[start RECORDS SUPPLIED]
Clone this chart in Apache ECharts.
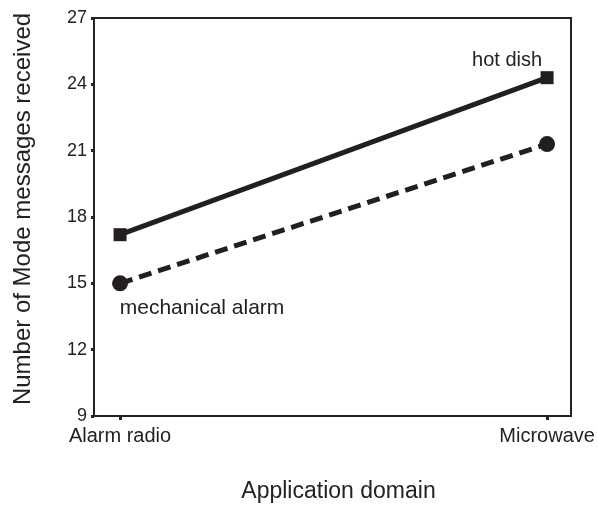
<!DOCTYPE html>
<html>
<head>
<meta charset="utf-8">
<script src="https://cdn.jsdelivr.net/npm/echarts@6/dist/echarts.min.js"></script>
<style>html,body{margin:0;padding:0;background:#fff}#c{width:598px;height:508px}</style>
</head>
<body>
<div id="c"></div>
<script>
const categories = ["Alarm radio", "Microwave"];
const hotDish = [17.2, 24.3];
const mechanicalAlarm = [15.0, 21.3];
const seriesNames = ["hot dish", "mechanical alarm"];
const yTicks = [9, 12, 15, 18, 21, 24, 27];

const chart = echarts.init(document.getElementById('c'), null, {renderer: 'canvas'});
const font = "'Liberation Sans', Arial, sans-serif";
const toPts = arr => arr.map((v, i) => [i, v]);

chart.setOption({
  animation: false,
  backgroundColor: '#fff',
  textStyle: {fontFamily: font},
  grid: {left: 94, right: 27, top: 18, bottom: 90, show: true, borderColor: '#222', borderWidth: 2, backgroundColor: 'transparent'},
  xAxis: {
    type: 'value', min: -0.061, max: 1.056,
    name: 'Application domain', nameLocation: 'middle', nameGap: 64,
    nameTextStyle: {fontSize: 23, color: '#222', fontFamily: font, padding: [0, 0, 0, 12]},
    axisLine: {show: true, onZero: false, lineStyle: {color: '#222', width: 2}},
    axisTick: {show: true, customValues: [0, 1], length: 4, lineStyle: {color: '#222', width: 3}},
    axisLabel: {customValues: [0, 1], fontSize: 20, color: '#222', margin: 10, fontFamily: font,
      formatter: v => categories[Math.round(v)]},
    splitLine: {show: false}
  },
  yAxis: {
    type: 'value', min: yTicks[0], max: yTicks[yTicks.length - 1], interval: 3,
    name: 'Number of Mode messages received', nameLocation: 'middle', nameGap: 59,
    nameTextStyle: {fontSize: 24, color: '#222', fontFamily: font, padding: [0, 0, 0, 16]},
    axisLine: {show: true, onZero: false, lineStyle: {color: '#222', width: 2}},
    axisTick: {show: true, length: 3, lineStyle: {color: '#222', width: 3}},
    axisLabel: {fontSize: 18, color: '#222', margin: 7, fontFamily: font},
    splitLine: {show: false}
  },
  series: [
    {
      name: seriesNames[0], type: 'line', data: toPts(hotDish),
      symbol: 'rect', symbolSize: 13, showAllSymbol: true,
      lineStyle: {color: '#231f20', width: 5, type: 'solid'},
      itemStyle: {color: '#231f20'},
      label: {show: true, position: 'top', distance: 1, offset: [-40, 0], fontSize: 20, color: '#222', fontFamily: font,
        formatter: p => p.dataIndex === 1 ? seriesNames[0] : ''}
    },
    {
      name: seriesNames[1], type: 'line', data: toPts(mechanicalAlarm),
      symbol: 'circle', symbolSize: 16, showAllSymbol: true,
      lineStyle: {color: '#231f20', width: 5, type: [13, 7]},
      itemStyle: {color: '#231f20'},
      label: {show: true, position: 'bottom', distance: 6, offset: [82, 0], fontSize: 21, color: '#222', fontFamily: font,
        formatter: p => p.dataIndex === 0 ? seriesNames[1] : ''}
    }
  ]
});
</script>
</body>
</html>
[end RECORDS SUPPLIED]
[start RECORDS SUPPLIED]
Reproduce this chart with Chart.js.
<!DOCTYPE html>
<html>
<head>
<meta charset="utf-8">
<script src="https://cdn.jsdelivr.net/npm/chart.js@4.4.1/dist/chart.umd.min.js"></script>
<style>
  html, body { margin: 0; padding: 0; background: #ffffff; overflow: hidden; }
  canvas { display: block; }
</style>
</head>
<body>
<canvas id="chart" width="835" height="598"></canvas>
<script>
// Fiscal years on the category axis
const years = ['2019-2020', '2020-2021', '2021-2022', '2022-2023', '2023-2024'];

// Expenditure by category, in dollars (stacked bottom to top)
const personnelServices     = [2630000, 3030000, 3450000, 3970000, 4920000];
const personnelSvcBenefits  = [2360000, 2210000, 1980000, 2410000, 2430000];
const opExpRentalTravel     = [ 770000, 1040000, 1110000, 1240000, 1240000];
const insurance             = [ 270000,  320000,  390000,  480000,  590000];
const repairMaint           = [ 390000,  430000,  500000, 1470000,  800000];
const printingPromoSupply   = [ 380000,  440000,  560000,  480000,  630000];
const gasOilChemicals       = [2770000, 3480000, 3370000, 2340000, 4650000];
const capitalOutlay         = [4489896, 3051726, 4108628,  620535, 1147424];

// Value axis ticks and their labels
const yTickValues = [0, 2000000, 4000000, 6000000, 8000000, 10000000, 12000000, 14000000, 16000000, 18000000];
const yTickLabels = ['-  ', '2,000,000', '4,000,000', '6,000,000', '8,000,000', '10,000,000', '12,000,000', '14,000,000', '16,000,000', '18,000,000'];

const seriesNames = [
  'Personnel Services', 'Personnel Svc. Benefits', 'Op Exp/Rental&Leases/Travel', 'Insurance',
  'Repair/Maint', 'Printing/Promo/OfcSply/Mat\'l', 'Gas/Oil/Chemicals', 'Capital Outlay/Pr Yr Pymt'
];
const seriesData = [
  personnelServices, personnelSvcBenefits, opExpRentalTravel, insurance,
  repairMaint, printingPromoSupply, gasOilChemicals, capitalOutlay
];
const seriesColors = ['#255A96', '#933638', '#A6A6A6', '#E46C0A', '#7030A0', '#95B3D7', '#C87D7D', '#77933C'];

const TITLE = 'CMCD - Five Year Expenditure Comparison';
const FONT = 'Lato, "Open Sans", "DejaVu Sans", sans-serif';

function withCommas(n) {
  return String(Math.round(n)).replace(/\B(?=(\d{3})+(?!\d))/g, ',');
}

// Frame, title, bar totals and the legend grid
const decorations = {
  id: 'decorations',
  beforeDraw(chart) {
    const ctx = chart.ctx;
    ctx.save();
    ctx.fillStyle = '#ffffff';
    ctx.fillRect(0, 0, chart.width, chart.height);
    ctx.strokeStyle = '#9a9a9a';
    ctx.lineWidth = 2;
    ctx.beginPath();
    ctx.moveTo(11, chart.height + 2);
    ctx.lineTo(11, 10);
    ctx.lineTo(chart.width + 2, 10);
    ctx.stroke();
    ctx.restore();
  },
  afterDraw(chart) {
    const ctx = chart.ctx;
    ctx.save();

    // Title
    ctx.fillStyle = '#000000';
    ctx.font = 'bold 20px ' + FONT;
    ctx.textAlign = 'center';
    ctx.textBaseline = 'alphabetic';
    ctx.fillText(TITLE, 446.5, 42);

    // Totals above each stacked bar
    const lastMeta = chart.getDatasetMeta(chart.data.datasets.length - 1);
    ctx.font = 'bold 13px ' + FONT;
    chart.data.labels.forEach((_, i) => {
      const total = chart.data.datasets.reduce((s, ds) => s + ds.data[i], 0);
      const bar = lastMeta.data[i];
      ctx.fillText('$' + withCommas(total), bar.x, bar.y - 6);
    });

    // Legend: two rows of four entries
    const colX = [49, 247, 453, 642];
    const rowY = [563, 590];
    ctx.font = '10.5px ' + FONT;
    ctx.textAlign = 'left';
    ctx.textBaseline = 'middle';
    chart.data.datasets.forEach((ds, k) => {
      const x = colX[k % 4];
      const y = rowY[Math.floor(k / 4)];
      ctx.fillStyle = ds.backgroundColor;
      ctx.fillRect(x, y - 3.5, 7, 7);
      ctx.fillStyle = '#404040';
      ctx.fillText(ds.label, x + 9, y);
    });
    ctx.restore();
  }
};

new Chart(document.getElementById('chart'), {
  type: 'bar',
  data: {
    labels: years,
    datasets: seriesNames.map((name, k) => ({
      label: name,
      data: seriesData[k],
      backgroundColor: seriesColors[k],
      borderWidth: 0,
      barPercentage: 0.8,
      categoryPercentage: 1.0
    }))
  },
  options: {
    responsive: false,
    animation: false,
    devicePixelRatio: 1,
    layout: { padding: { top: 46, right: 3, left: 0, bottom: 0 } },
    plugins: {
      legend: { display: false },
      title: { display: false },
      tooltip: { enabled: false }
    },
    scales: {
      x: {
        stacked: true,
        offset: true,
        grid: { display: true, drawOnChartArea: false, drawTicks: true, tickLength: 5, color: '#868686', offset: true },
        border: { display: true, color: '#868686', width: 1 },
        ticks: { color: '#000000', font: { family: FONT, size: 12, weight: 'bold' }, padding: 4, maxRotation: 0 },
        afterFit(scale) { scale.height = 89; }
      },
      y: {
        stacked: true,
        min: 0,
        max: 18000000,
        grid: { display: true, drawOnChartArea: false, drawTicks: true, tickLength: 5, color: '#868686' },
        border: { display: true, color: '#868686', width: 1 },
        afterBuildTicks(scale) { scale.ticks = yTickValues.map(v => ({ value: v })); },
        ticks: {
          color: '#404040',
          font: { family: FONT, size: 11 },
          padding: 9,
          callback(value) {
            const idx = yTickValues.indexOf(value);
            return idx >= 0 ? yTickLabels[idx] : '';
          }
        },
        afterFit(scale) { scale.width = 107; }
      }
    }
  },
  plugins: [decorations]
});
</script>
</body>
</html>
[end RECORDS SUPPLIED]
[start RECORDS SUPPLIED]
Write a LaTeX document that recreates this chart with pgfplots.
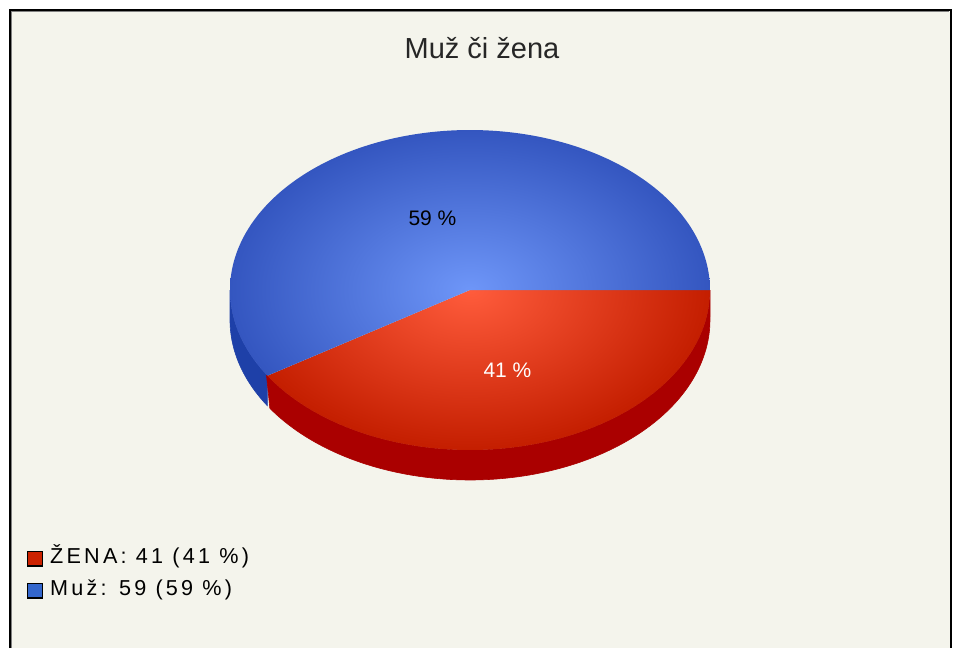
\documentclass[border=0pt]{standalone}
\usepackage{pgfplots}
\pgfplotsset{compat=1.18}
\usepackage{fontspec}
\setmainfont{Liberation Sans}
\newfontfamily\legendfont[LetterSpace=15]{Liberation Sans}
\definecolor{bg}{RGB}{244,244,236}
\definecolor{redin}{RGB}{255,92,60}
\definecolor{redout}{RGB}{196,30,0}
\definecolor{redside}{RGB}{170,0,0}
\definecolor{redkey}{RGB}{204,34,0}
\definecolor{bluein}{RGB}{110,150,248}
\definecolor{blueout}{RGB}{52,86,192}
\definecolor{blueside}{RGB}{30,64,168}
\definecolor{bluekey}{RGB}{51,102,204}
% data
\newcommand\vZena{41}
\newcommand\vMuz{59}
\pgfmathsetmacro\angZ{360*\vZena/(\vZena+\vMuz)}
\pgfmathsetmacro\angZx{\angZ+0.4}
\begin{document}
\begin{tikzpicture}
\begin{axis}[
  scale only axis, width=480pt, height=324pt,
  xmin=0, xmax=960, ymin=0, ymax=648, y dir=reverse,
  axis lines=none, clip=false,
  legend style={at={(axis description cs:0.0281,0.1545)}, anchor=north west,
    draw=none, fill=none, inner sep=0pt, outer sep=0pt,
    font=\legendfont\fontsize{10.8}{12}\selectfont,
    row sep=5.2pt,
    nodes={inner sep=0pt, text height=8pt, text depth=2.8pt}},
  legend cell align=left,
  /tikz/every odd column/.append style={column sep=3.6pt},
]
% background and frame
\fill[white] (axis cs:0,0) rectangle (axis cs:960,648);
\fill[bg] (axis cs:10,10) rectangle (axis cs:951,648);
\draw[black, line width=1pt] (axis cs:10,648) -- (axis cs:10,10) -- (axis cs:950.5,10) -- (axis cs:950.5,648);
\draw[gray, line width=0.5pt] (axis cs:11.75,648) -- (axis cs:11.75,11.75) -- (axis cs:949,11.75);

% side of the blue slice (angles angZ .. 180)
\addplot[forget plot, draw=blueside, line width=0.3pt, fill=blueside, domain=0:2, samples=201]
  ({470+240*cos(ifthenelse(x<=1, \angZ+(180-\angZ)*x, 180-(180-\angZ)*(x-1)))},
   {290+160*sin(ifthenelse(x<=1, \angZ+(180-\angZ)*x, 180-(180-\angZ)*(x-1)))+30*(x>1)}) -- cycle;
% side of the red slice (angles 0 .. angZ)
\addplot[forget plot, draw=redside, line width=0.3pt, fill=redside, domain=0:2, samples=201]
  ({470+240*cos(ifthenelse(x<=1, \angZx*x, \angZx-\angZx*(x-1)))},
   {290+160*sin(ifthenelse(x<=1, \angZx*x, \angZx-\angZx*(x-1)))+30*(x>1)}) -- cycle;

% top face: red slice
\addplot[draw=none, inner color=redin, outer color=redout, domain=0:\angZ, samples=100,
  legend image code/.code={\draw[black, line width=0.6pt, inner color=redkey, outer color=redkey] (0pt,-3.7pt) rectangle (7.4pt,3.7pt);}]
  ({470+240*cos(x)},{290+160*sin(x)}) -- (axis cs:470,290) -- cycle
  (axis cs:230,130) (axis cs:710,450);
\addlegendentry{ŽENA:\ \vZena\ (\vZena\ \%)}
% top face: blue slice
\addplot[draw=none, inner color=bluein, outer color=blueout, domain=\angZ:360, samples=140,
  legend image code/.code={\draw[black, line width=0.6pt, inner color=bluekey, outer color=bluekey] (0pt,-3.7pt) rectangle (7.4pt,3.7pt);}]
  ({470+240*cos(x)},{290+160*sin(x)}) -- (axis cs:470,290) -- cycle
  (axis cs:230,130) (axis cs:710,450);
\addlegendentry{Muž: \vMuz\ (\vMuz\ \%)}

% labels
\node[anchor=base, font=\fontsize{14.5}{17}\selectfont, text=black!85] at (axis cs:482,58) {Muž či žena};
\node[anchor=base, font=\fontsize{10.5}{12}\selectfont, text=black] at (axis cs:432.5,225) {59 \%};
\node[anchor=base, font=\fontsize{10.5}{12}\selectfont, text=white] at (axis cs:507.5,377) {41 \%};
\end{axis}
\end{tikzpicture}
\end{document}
[end RECORDS SUPPLIED]
> **TASK OBJECTIVE**: Filter the data for the string "this" and copy every line that has it.

> **ANSWER BELOW**:
Clone this chart in Apache ECharts.
Reproduce this chart with Chart.js.
Write a LaTeX document that recreates this chart with pgfplots.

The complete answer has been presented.